The most straightforward application, Chen says, is to fly a drone, mounted with a video camera, over a location that a police officer cannot easily or safely approach, and stream images to a dispatcher for review.
Consider a large outdoor concert: Suddenly the crowd shifts and turns away from the stage. Is it a fight — or are people dancing like dervishes? If a drone can fly over the crowd and transmit images in real time, then a human can decide if the people are throwing punches or clapping in rhythm.
“When something unusual happens, you might not want to dispatch police immediately, but you want to at least make someone in charge aware of what’s going on. It’s called situational awareness,” Chen says.

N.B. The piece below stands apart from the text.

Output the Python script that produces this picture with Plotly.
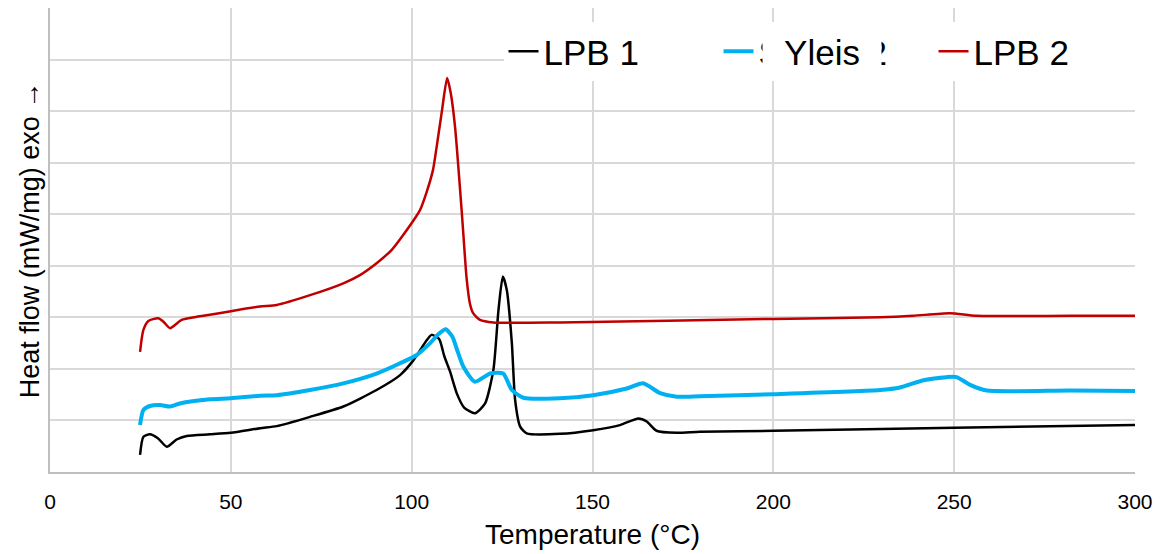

“A drone is one of the most important devices for us to move toward the future of smart cities. Many people think a smart city is one that has the internet everywhere. But a smart city is one in which you can collect data from the environment, analyze it and use it to make a decision instantly.”
Making drones “smart”
Of course, it’s not that easy.
Drones have limited flying time based on battery size; 20 minutes on average. As the size and weight of sensors have dropped — making them better adapted to mounting on a drone — the amount of information they can collect has grown. So, a drone doing surveillance will have to send a huge amount of video data back to a server on the ground before it gets to a computer screen where a human can assess what’s going on.
To streamline this, Chen and his group are using a process called edge computing to turn the drone into a “smart device,” meaning the drone carries a small, single-board computer that can process the video data right in the air. Algorithms built to recognize aberrations in predictable behavior can immediately issue an alert that tells a human, “Hey, pay attention to this!”
Paying attention has been Timothy Faughnan’s job for the 37 years he’s spent in law enforcement on the Binghamton campus, including 10 years as chief of police. He is now associate vice president for emergency services.
“A lot of it has to do with familiarity. Police generally work the same shift in the same patrol zone and, over time, learn what is normal and what is not — like who parks when and where at a building. It becomes easy to recognize a pattern,” he says.
So, when Chen wanted to create artificial intelligence to recognize patterns particular to a campus community, he asked Faughnan for help.
Faughnan says he remembers asking Chen, “What role am I really playing here? And he [Chen] said, ‘It’s like left brain, right brain. We need each other. You provide real-world stuff and I provide technical stuff.”
They started with basic observation skills right from the police manual. “We trained artificial intelligence how to think like a new officer,” Faughnan says.
But what does a veteran police officer bring to the equation? Chen and a graduate assistant asked Faughnan a lot of questions, like “Why would you investigate this but not that?”
“They were taking what I was telling them and thinking in terms of what arguments AI is going to make to determine, ‘If I see this, do I do that or not do that?’
“And remember, nobody is ‘seeing’ anything,” he says.
The algorithms recognize movements and patterns, not individuals.
As important as knowing what to look at is knowing what not to look at. Privacy is a vital concern for the team.
Chen is working on a way to keep drones from turning into peeping toms.
“If you fly a drone close to windows, there will be some algorithm that says, ‘This is a window, and do not remain to look at it,’” Chen says. “Or when there is someone in their backyard, maybe sunbathing nude, we can denature the data before the image is sent back.”
It will be imperative that policymakers, stakeholders and communities understand the upside and downside of drones, says Deng. The technology will eventually change our lives, and will require policies.
“We don’t want to monitor everyone. We want to make sure we have a safe campus without violating people’s privacy,” Deng says.